DESCRIPTION OF THE TASK:
Skip the pictures. Set down, word for word, the lines from the start of the material up to and including the line with "(0,0) rectangle (650,544);".

○ ○ ○

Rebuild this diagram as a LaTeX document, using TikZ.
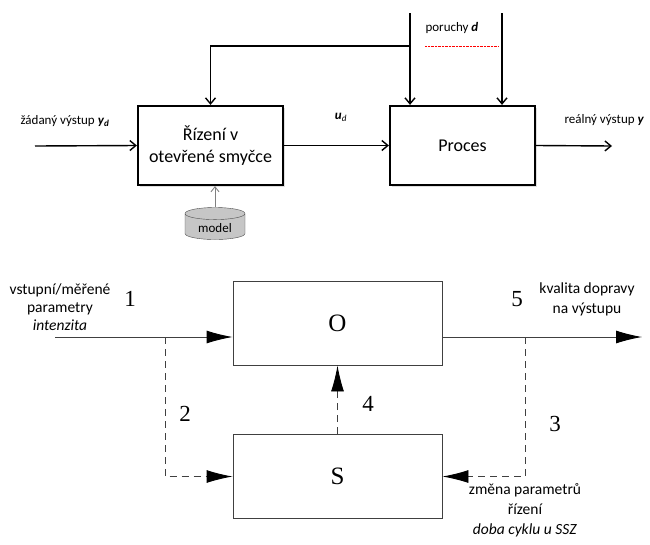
\documentclass[tikz,border=0pt]{standalone}
\usepackage{fontspec}
\setmainfont{Carlito}
\newfontfamily\timesfont{Liberation Serif}
\usetikzlibrary{arrows.meta, positioning, shapes.geometric, shadows}

\begin{document}
\begin{tikzpicture}[x=1pt, y=-1pt,
    block/.style={draw, line width=2.2pt, fill=white, minimum width=145pt, minimum height=79pt,
        font=\fontsize{18}{22}\selectfont, align=center,
        drop shadow={opacity=0.25, shadow xshift=2pt, shadow yshift=-2pt}},
    lbl/.style={font=\fontsize{13}{15}\selectfont},
    arrow/.style={-{Straight Barb[length=6pt,width=10pt]}, line width=1.4pt},
    sbox/.style={draw=black!75, line width=0.9pt, minimum width=209pt, minimum height=84pt,
        font=\timesfont\fontsize{25}{28}\selectfont},
    num/.style={font=\timesfont\fontsize{23}{25}\selectfont},
    note/.style={font=\fontsize{15.5}{20}\selectfont, align=center},
    sarrow/.style={-{Latex[length=26pt,width=13pt,color=black]}, line width=0.9pt, draw=black!75},
    dasharrow/.style={sarrow, dash pattern=on 7pt off 5pt}
]
    \useasboundingbox (0,0) rectangle (650,544);

    % otevrena smycka
    \node[block] (ctrl) at (210.5,145.5) {Řízení v\\otevřené smyčce};
    \node[block] (proc) at (462.5,145.5) {Proces};
    \node[cylinder, shape border rotate=90, aspect=0.3, draw=black!70, fill=gray!45,
          minimum width=60pt, minimum height=32pt, font=\fontsize{13}{15}\selectfont] (model) at (215,228) {model};
    \coordinate (yd) at (35,146);
    \coordinate (yout) at (612,146);
    \coordinate (d1) at (410,13);
    \coordinate (d2) at (502,13);
    \coordinate (fb) at (410,46);
    \coordinate (dl1) at (425,46);
    \coordinate (dl2) at (498,46);
    \draw[arrow] (yd) -- (ctrl.west);
    \draw[arrow] (ctrl.east) -- (proc.west);
    \draw[arrow] (proc.east) -- (yout);
    \draw[arrow] (d1) -- (d1 |- proc.north);
    \draw[arrow] (d2) -- (d2 |- proc.north);
    \draw[arrow] (fb) -| (ctrl.north);
    \draw[red, densely dotted] (dl1) -- (dl2);
    \draw[-{Straight Barb[length=5pt,width=8pt]}, gray, line width=0.9pt] (model.north) -- (model.north |- ctrl.south);
    \node[lbl, anchor=west] (ydl) at (17,121) {žádaný výstup \textbf{\textit{y}}\textsubscript{\textbf{\textit{d}}}};
    \node[lbl] (udl) at (341,117) {\textbf{\textit{u}}\textsubscript{\textit{d}}};
    \node[lbl, anchor=west] (dl) at (422,28) {poruchy \textbf{\textit{d}}};
    \node[lbl, anchor=west] (yl) at (561,120) {reálný výstup \textbf{\textit{y}}};

    % O a S
    \node[sbox] (O) at (337.5,323) {O};
    \node[sbox] (S) at (337.5,476.5) {S};
    \coordinate (in) at (55,337);
    \coordinate (b1) at (165,337);
    \coordinate (b5) at (525,337);
    \coordinate (out) at (642,337);
    \draw[sarrow] (in) -- (O.west |- in);
    \draw[sarrow] (O.east |- out) -- (out);
    \draw[dasharrow] (b1) |- (S.west);
    \draw[dasharrow] (b5) |- (S.east);
    \draw[dasharrow] (S.north) -- (O.south);
    \node[num] (n1) at (130,299) {1};
    \node[num] (n2) at (185,414) {2};
    \node[num] (n3) at (555,424) {3};
    \node[num] (n4) at (368,404) {4};
    \node[num] (n5) at (517,299) {5};
    \node[note, font=\fontsize{15.5}{18}\selectfont] (inl) at (60,307) {vstupní/měřené\\parametry\\\textit{intenzita}};
    \node[note] (outl) at (587,299) {kvalita dopravy\\na výstupu};
    \node[note] (chl) at (525,510) {změna parametrů\\řízení\\\textit{doba cyklu u SSZ}};
\end{tikzpicture}
\end{document}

○ ○ ○

WRITTEN ANSWER:
Rebuild this diagram as a LaTeX document, using TikZ.
\documentclass[tikz,border=0pt]{standalone}
\usepackage{fontspec}
\setmainfont{Carlito}
\newfontfamily\timesfont{Liberation Serif}
\usetikzlibrary{arrows.meta, positioning, shapes.geometric, shadows}

\begin{document}
\begin{tikzpicture}[x=1pt, y=-1pt,
    block/.style={draw, line width=2.2pt, fill=white, minimum width=145pt, minimum height=79pt,
        font=\fontsize{18}{22}\selectfont, align=center,
        drop shadow={opacity=0.25, shadow xshift=2pt, shadow yshift=-2pt}},
    lbl/.style={font=\fontsize{13}{15}\selectfont},
    arrow/.style={-{Straight Barb[length=6pt,width=10pt]}, line width=1.4pt},
    sbox/.style={draw=black!75, line width=0.9pt, minimum width=209pt, minimum height=84pt,
        font=\timesfont\fontsize{25}{28}\selectfont},
    num/.style={font=\timesfont\fontsize{23}{25}\selectfont},
    note/.style={font=\fontsize{15.5}{20}\selectfont, align=center},
    sarrow/.style={-{Latex[length=26pt,width=13pt,color=black]}, line width=0.9pt, draw=black!75},
    dasharrow/.style={sarrow, dash pattern=on 7pt off 5pt}
]
    \useasboundingbox (0,0) rectangle (650,544);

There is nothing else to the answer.